Tsuyoshi Wakamatsu
Institute of Ocean Sciences, Department of Fisheries and Oceans
Sidney, BC, Canada
A data assimilation system is under development at the Institute of Ocean
Sciences based on IPEZ (Inverse Primitive Equation model in Z coordinate)
package based in IOM (Inverse Ocean Model) system developed by Chua and
Bennett (1991) at the Oregon State University. The goal of the system is
to create the best estimate of the Pacific Ocean state during the last
decade (1992-2002). We solve the weak-constraint 4DVAR problem using the
representer method in this system. Assuming that the dynamics are weakly
nonlinear for the basin scale ocean circulation, each representer
describes spatial and temporal structure of the impact from a
corresponding datum to the optimal solution.
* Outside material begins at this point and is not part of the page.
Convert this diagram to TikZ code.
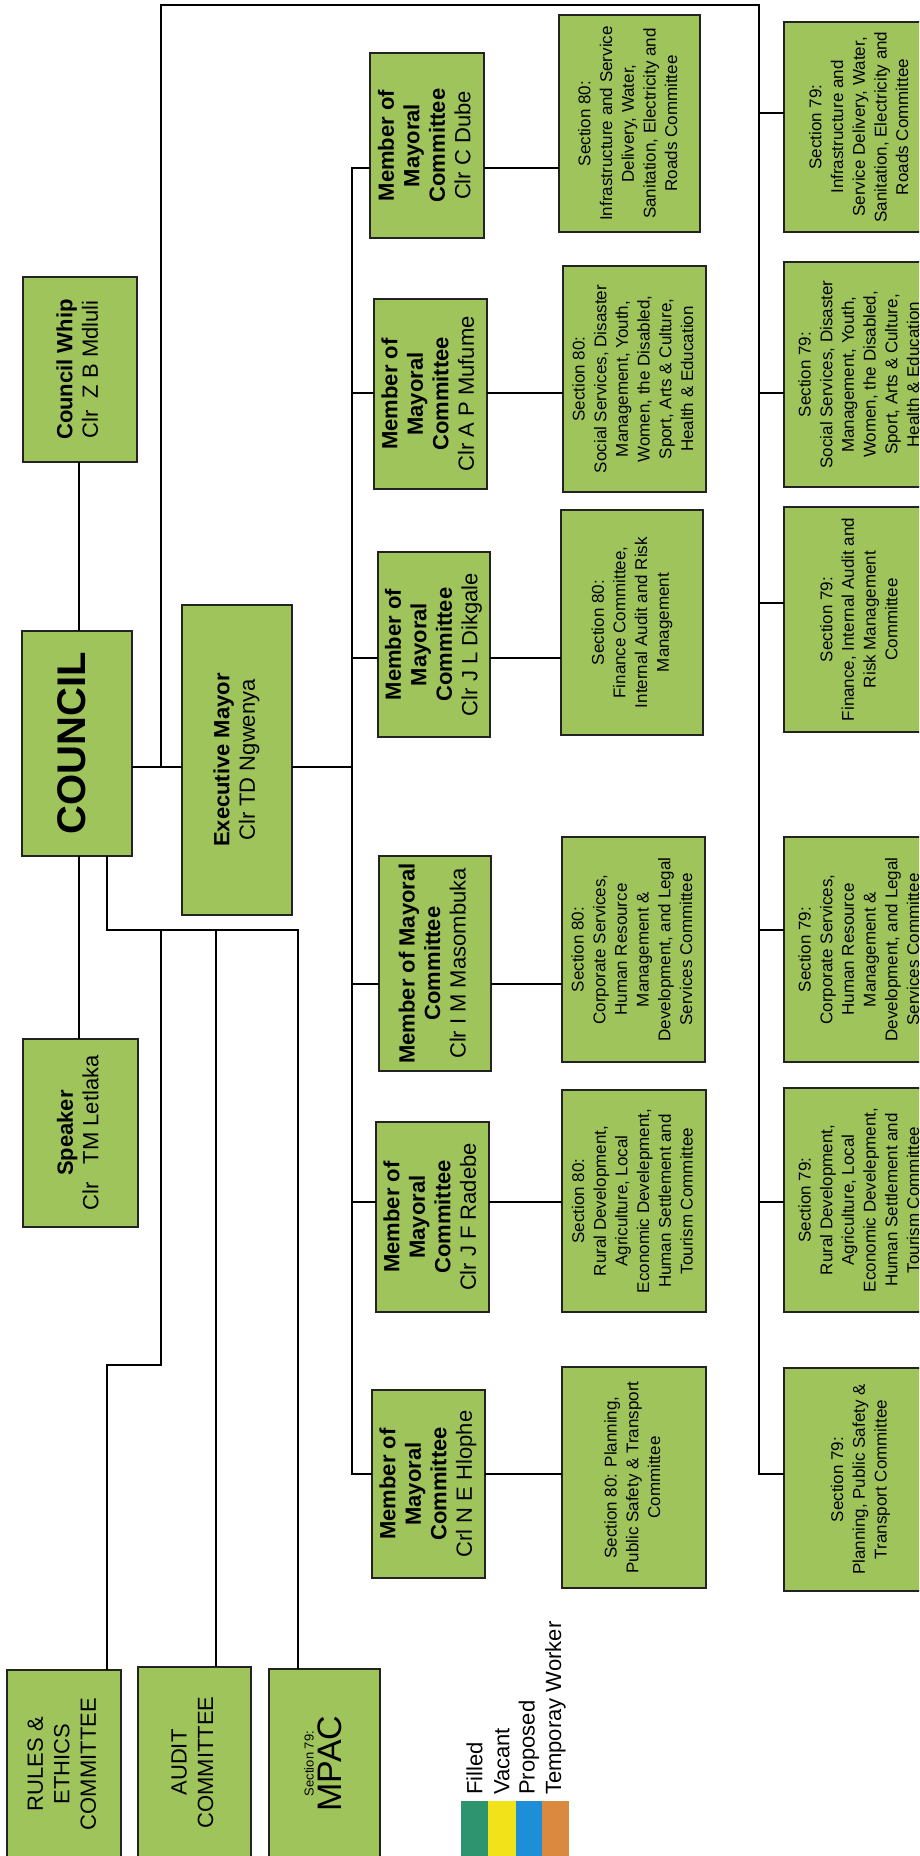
\documentclass[tikz,border=0pt]{standalone}
\usepackage{fontspec}
\setmainfont{Liberation Sans}
\definecolor{boxfill}{RGB}{160,196,92}
\definecolor{boxline}{RGB}{35,35,35}
\definecolor{filledc}{RGB}{46,148,112}
\definecolor{vacantc}{RGB}{242,226,26}
\definecolor{proposedc}{RGB}{30,143,214}
\definecolor{tempc}{RGB}{217,138,62}
% vertical (bottom-to-top) multi-line text
\newcommand\vt[1]{\rotatebox{90}{\begin{tabular}{@{}c@{}}#1\end{tabular}}}
\newcommand\mmctext[1]{\vt{\textbf{Member of}\\\textbf{Mayoral}\\\textbf{Committee}\\#1}}
\begin{document}
\begin{tikzpicture}[x=1pt,y=-1pt,
  box/.style={rectangle, draw=boxline, fill=boxfill, line width=1.5pt,
    inner sep=0pt, outer sep=0pt, text=black},
  big/.style={font=\fontsize{22}{25.5}\selectfont},
  sect/.style={font=\fontsize{17}{21.7}\selectfont},
  link/.style={line width=1.8pt, black},
  legtext/.style={font=\fontsize{22}{26}\selectfont, inner sep=0pt, anchor=south}]
\useasboundingbox (0,0) rectangle (919,1856);
\clip (0,0) rectangle (919,1856);
\fill[white] (0,0) rectangle (919,1856);

% council and its direct offices
\node[box, big, minimum width=114, minimum height=185] (whip) at (80,369.5)
  {\vt{\textbf{Council Whip}\\Clr\ \ Z B Mdluli}};
\node[box, minimum width=110, minimum height=225,
  font=\fontsize{40}{44}\selectfont\bfseries] (council) at (77,743.5) {\vt{COUNCIL}};
\node[box, big, minimum width=115, minimum height=188] (speaker) at (80.5,1133)
  {\vt{\textbf{Speaker}\\Clr\ \ \ TM Letlaka}};
\node[box, big, minimum width=110, minimum height=310] (exec) at (237,760)
  {\vt{\textbf{Executive Mayor}\\Clr TD Ngwenya}};

% committees reporting to council
\node[box, font=\fontsize{22}{26.5}\selectfont, minimum width=114, minimum height=188] (rules) at (64,1764)
  {\vt{RULES \&\\ETHICS\\COMMITTEE}};
\node[box, font=\fontsize{22}{26.5}\selectfont, minimum width=113, minimum height=191] (audit) at (194.5,1762.5)
  {\vt{AUDIT\\COMMITTEE}};
\node[box, minimum width=111, minimum height=189] (mpac) at (324.5,1763.5)
  {\vt{{\fontsize{13}{15}\selectfont Section 79:}\\{\fontsize{34}{34}\selectfont MPAC}}};

% members of the mayoral committee
\node[box, big, minimum width=114, minimum height=185] (dube) at (427,145.5) {\mmctext{Clr C Dube}};
\node[box, big, minimum width=113, minimum height=190] (mufume) at (430.5,394) {\mmctext{Clr A P Mufume}};
\node[box, big, minimum width=112, minimum height=185] (dikgale) at (434,644.5) {\mmctext{Clr J L Dikgale}};
\node[box, big, minimum width=112, minimum height=215] (masombuka) at (435,963.5)
  {\vt{\textbf{Member of Mayoral}\\\textbf{Committee}\\Clr I M Masombuka}};
\node[box, big, minimum width=113, minimum height=190] (radebe) at (432.5,1217) {\mmctext{Clr J F Radebe}};
\node[box, big, minimum width=113, minimum height=188] (hlophe) at (428.5,1484) {\mmctext{Crl N E Hlophe}};

% section 80 committees
\node[box, sect, minimum width=141, minimum height=217] (s80a) at (629.5,123.5)
  {\vt{Section 80:\\Infrastructure and Service\\Delivery, Water,\\Sanitation, Electricity and\\Roads Committee}};
\node[box, sect, minimum width=143, minimum height=226] (s80b) at (634.5,379)
  {\vt{Section 80:\\Social Services, Disaster\\Management, Youth,\\Women, the Disabled,\\Sport, Arts \& Culture,\\Health \& Education}};
\node[box, sect, minimum width=142, minimum height=225] (s80c) at (632,622.5)
  {\vt{Section 80:\\Finance Committee,\\Internal Audit and Risk\\Management}};
\node[box, sect, minimum width=143, minimum height=225] (s80d) at (633.5,949.5)
  {\vt{Section 80:\\Corporate Services,\\Human Resource\\Management \&\\Development, and Legal\\Services Committee}};
\node[box, sect, minimum width=144, minimum height=222] (s80e) at (634,1201)
  {\vt{Section 80:\\Rural Development,\\Agriculture, Local\\Economic Develepment,\\Human Settlement and\\Tourism Committee}};
\node[box, sect, minimum width=144, minimum height=221] (s80f) at (634,1477.5)
  {\vt{Section 80: Planning,\\Public Safety \& Transport\\Committee}};

% section 79 committees
\node[box, sect, minimum width=153, minimum height=210] (s79a) at (860.5,127)
  {\vt{Section 79:\\Infrastructure and\\Service Delivery, Water,\\Sanitation, Electricity and\\Roads Committee}};
\node[box, sect, minimum width=153, minimum height=225] (s79b) at (860.5,374.5)
  {\vt{Section 79:\\Social Services, Disaster\\Management, Youth,\\Women, the Disabled,\\Sport, Arts \& Culture,\\Health \& Education}};
\node[box, sect, minimum width=153, minimum height=225] (s79c) at (860.5,619.5)
  {\vt{Section 79:\\Finance, Internal Audit and\\Risk Management\\Committee}};
\node[box, sect, minimum width=153, minimum height=225] (s79d) at (860.5,949.5)
  {\vt{Section 79:\\Corporate Services,\\Human Resource\\Management \&\\Development, and Legal\\Services Committee}};
\node[box, sect, minimum width=153, minimum height=224] (s79e) at (860.5,1200)
  {\vt{Section 79:\\Rural Development,\\Agriculture, Local\\Economic Develepment,\\Human Settlement and\\Tourism Committee}};
\node[box, sect, minimum width=153, minimum height=223] (s79f) at (860.5,1479.5)
  {\vt{Section 79:\\Planning, Public Safety \&\\Transport Committee}};

% council links
\draw[link] (79,0 |- whip.south) -- (79,0 |- council.north);
\draw[link] (79,0 |- council.south) -- (79,0 |- speaker.north);
\draw[link] (council.east |- 0,767) -- (exec.west |- 0,767);
\draw[link] (107,0 |- council.south) -- (107,930) -- (298,930) -- (298,0 |- mpac.north);
\draw[link] (216,930) -- (216,0 |- audit.north);
\draw[link] (161,930) -- (161,1365) -- (107,1365) -- (107,0 |- rules.north);

% council to the section 79 committees
\draw[link] (161,767) -- (161,5) -- (759,5) -- (759,1474) -- (s79f.west |- 0,1474);
\draw[link] (759,113) -- (s79a.west |- 0,113);
\draw[link] (759,393) -- (s79b.west |- 0,393);
\draw[link] (759,603) -- (s79c.west |- 0,603);
\draw[link] (759,930) -- (s79d.west |- 0,930);
\draw[link] (759,1202) -- (s79e.west |- 0,1202);

% executive mayor to the mayoral committee
\draw[link] (exec.east |- 0,767) -- (352,767);
\draw[link] (dube.west |- 0,168) -- (352,168) -- (352,1474) -- (hlophe.west |- 0,1474);
\draw[link] (352,393) -- (mufume.west |- 0,393);
\draw[link] (352,658) -- (dikgale.west |- 0,658);
\draw[link] (352,984) -- (masombuka.west |- 0,984);
\draw[link] (352,1202) -- (radebe.west |- 0,1202);

% mayoral committee members to their section 80 committees
\draw[link] (dube.east |- 0,168) -- (s80a.west |- 0,168);
\draw[link] (mufume.east |- 0,393) -- (s80b.west |- 0,393);
\draw[link] (dikgale.east |- 0,658) -- (s80c.west |- 0,658);
\draw[link] (masombuka.east |- 0,984) -- (s80d.west |- 0,984);
\draw[link] (radebe.east |- 0,1202) -- (s80e.west |- 0,1202);
\draw[link] (hlophe.east |- 0,1474) -- (s80f.west |- 0,1474);

% legend
\fill[filledc] (461,1801) rectangle (488,1860);
\fill[vacantc] (488,1801) rectangle (516,1860);
\fill[proposedc] (516,1801) rectangle (542,1860);
\fill[tempc] (542,1801) rectangle (569,1860);
\node[legtext] (lf) at (474.5,1795) {\rotatebox{90}{Filled}};
\node[legtext] (lv) at (502,1795) {\rotatebox{90}{Vacant}};
\node[legtext] (lp) at (529,1795) {\rotatebox{90}{Proposed}};
\node[legtext] (lt) at (555.5,1795) {\rotatebox{90}{Temporay Worker}};
\end{tikzpicture}
\end{document}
Since the representer
structure is determined by the model error covariance matrix and model's
dynamical operator, we need to search for the best balance between them to
determine suitable a interpolation kernel for the reanalysis purpose. In
the current system, the error covariance matrix is designed to be
univariate while multivariate structure of the representers solely depends
on the dynamical operator, which changes its dominant balance according to
a data assimilation period. In this presentation we discuss the
sensitivity of the analysis to the decorrelation length-scale in the
dynamical error covariance matrix and the length of the assimilation
period.